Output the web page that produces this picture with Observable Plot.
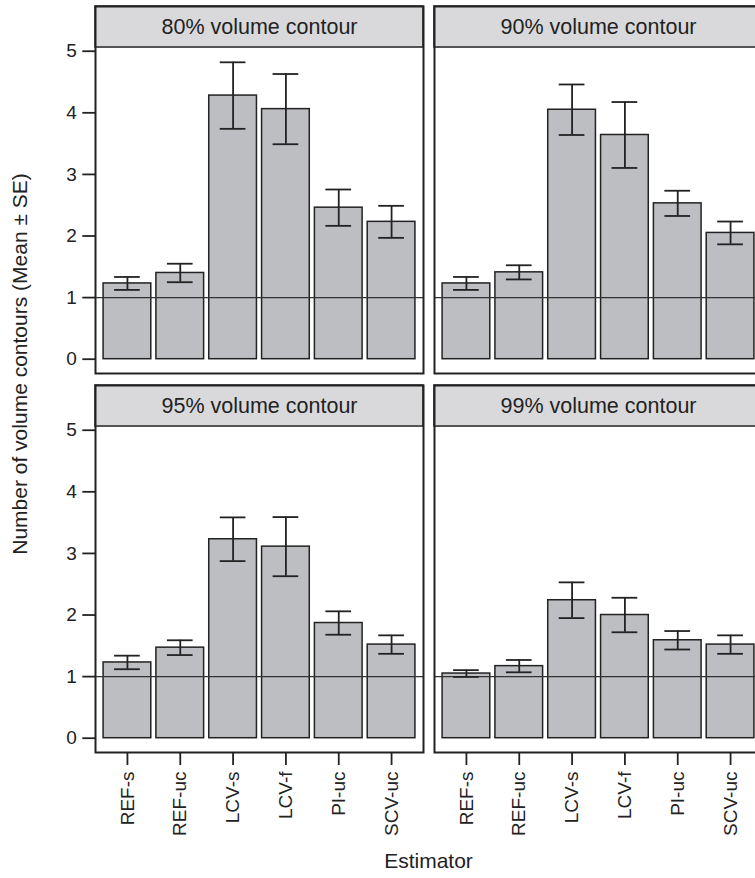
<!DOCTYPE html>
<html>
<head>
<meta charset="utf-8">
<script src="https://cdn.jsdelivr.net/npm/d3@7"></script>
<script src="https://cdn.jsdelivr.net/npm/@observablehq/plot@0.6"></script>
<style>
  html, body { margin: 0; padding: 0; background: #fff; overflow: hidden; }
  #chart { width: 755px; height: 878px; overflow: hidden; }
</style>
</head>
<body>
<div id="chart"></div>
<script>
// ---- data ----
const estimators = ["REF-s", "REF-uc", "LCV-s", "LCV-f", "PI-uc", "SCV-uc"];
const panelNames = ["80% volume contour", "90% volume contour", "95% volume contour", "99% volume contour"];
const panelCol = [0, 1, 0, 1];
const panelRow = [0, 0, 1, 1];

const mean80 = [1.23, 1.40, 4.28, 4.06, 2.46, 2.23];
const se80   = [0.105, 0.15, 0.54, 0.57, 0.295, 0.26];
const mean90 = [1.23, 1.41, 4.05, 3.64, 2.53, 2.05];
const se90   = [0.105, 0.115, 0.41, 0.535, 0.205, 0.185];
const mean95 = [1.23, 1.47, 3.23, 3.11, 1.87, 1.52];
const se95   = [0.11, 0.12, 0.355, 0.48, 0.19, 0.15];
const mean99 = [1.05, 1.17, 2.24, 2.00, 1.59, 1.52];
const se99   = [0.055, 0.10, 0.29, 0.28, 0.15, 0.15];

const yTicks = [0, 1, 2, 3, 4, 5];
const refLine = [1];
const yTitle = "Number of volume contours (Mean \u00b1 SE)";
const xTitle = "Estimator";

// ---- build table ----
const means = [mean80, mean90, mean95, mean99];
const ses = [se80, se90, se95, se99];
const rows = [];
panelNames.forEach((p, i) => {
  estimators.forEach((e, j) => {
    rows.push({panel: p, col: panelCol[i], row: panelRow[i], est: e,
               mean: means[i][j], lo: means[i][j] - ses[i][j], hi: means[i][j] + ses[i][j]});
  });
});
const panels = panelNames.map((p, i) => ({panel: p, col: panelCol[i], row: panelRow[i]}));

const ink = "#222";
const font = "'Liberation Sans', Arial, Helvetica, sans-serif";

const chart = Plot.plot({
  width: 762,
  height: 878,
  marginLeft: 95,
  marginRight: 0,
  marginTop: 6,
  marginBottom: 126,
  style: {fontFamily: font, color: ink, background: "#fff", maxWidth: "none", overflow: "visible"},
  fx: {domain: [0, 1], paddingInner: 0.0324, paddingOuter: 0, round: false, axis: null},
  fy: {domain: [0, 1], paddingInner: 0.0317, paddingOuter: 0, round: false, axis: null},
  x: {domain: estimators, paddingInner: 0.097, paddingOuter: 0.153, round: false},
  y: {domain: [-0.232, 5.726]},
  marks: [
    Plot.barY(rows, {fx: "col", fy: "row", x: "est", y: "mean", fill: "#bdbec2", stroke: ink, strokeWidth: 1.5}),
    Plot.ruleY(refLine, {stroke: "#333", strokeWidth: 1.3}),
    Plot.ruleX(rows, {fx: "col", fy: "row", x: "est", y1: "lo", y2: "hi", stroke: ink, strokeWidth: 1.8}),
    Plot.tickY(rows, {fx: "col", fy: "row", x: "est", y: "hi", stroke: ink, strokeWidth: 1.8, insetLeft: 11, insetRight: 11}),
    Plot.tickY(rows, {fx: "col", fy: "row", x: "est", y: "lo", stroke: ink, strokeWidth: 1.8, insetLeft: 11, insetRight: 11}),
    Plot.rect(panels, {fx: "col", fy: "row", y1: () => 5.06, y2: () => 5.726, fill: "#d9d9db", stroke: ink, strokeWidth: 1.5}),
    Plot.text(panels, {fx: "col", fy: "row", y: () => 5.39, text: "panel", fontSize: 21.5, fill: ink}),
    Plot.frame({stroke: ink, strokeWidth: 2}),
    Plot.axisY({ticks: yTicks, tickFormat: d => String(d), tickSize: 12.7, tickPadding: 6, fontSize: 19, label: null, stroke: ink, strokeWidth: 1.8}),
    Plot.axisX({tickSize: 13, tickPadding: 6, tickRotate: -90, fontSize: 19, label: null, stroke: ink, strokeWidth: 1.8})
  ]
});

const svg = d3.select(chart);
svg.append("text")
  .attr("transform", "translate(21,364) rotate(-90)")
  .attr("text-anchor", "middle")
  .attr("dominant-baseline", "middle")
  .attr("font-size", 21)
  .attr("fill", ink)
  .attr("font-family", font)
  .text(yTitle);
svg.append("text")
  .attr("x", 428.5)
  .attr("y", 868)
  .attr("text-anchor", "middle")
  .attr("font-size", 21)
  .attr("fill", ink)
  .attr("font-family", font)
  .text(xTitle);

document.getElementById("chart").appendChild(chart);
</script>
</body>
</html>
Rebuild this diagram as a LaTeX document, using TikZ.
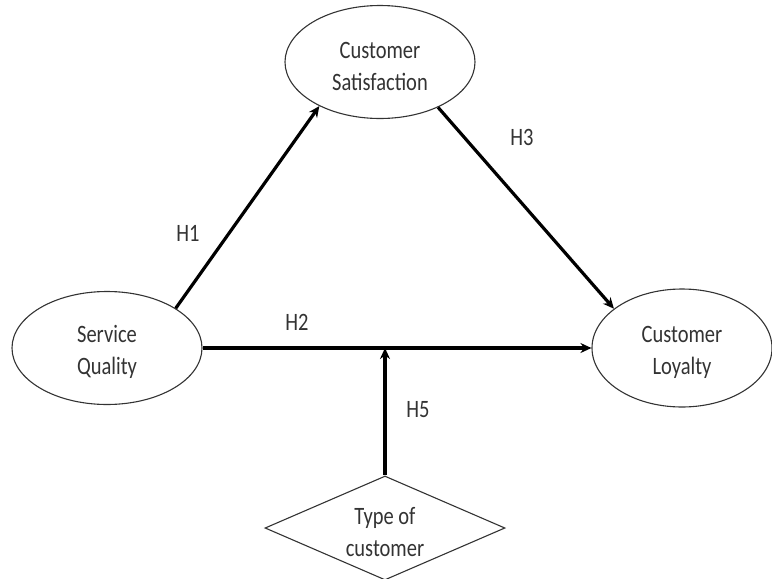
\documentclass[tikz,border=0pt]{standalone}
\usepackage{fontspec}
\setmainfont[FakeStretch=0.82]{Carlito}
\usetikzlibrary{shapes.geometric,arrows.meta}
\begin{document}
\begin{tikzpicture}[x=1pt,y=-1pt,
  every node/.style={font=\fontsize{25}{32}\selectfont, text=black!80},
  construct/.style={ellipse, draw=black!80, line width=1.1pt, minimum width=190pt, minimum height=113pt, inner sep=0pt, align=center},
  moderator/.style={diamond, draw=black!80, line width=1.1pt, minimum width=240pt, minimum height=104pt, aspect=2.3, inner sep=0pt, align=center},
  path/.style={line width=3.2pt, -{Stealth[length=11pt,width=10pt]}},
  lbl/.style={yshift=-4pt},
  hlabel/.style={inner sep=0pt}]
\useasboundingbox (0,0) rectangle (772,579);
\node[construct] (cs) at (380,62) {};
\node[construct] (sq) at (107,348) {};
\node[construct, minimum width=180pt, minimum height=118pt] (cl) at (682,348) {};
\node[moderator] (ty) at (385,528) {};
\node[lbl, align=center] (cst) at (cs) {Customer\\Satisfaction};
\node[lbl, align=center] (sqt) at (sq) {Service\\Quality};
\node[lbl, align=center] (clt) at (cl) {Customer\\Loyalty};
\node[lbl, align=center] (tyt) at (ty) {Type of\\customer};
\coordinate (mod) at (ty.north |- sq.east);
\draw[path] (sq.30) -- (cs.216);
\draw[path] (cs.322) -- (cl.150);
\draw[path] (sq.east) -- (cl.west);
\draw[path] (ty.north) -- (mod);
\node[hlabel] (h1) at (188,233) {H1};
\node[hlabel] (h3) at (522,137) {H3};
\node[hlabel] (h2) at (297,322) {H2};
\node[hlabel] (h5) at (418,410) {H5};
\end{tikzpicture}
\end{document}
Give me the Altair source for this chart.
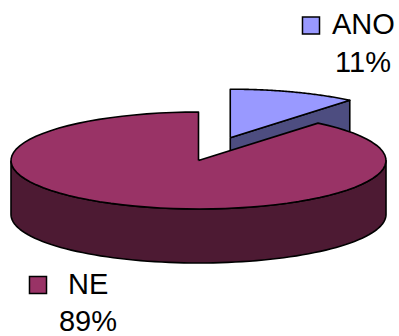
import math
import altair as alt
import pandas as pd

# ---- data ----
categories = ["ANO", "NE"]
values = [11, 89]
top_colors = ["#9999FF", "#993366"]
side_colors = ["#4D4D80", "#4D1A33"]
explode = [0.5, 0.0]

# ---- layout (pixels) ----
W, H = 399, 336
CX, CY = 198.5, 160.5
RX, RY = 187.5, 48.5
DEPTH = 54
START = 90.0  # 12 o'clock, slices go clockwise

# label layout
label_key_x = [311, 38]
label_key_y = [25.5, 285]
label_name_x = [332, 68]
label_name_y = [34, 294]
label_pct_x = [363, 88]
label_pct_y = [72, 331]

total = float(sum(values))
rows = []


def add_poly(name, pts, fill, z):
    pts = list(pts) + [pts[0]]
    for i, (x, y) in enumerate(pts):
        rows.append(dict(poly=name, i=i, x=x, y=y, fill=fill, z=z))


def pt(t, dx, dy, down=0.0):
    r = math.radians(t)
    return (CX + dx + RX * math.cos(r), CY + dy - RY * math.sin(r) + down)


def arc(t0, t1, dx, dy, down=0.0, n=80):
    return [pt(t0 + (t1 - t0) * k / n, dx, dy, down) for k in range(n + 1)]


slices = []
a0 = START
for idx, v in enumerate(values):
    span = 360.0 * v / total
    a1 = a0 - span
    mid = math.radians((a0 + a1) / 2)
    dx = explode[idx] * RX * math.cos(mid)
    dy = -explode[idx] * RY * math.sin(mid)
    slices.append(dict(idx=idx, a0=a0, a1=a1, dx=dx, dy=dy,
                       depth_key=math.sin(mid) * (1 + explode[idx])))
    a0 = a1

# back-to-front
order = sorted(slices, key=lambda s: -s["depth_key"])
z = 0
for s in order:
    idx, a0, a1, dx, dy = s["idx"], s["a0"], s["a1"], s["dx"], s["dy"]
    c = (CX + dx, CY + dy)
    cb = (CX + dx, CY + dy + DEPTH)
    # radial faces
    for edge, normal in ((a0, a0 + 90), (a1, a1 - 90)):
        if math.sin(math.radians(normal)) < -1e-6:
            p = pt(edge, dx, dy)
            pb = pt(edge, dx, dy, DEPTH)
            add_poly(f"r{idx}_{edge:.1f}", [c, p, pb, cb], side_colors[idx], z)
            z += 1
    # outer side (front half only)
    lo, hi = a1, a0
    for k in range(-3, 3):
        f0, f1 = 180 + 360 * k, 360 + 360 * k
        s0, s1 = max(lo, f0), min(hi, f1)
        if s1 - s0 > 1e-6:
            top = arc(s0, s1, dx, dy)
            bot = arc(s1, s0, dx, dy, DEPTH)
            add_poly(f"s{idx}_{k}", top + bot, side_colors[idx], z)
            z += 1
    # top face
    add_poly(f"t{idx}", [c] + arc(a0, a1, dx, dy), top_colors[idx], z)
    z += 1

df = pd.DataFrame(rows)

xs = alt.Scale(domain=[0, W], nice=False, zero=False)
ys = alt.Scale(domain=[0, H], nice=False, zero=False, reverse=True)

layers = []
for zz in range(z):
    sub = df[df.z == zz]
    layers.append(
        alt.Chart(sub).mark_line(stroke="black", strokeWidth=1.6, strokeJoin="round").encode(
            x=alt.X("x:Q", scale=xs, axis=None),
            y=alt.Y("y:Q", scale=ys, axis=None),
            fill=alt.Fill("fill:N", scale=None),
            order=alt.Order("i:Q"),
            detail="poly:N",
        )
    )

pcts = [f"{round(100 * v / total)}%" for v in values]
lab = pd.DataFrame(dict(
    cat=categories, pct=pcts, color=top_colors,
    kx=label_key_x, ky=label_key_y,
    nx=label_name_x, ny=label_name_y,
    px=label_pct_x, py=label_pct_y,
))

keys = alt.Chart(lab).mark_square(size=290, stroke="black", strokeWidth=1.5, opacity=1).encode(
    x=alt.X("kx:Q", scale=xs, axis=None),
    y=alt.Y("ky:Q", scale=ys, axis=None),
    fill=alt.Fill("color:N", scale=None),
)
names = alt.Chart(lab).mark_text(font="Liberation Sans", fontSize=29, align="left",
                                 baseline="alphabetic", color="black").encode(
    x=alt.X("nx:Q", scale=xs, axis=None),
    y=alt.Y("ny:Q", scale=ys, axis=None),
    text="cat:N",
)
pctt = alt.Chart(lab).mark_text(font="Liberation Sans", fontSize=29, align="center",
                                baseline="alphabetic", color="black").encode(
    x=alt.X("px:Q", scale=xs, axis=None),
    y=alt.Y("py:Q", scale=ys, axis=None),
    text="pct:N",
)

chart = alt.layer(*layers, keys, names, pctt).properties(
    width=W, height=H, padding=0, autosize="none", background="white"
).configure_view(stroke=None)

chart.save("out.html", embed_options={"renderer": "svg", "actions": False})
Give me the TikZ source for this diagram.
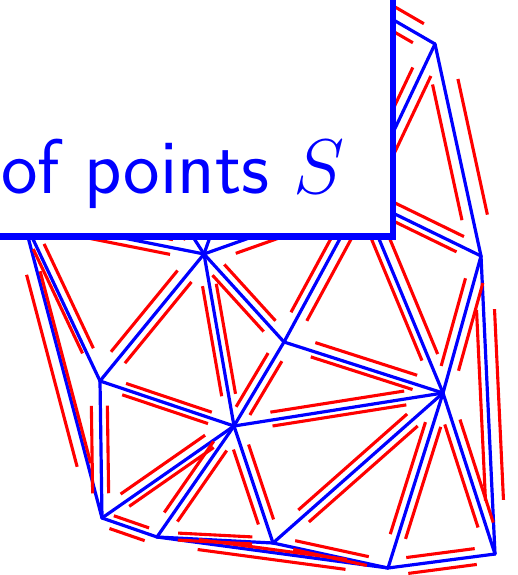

• WORK REQUIRED
Count each line of the data where the word "this" appears, then reply with the total only.

• OUTPUT
4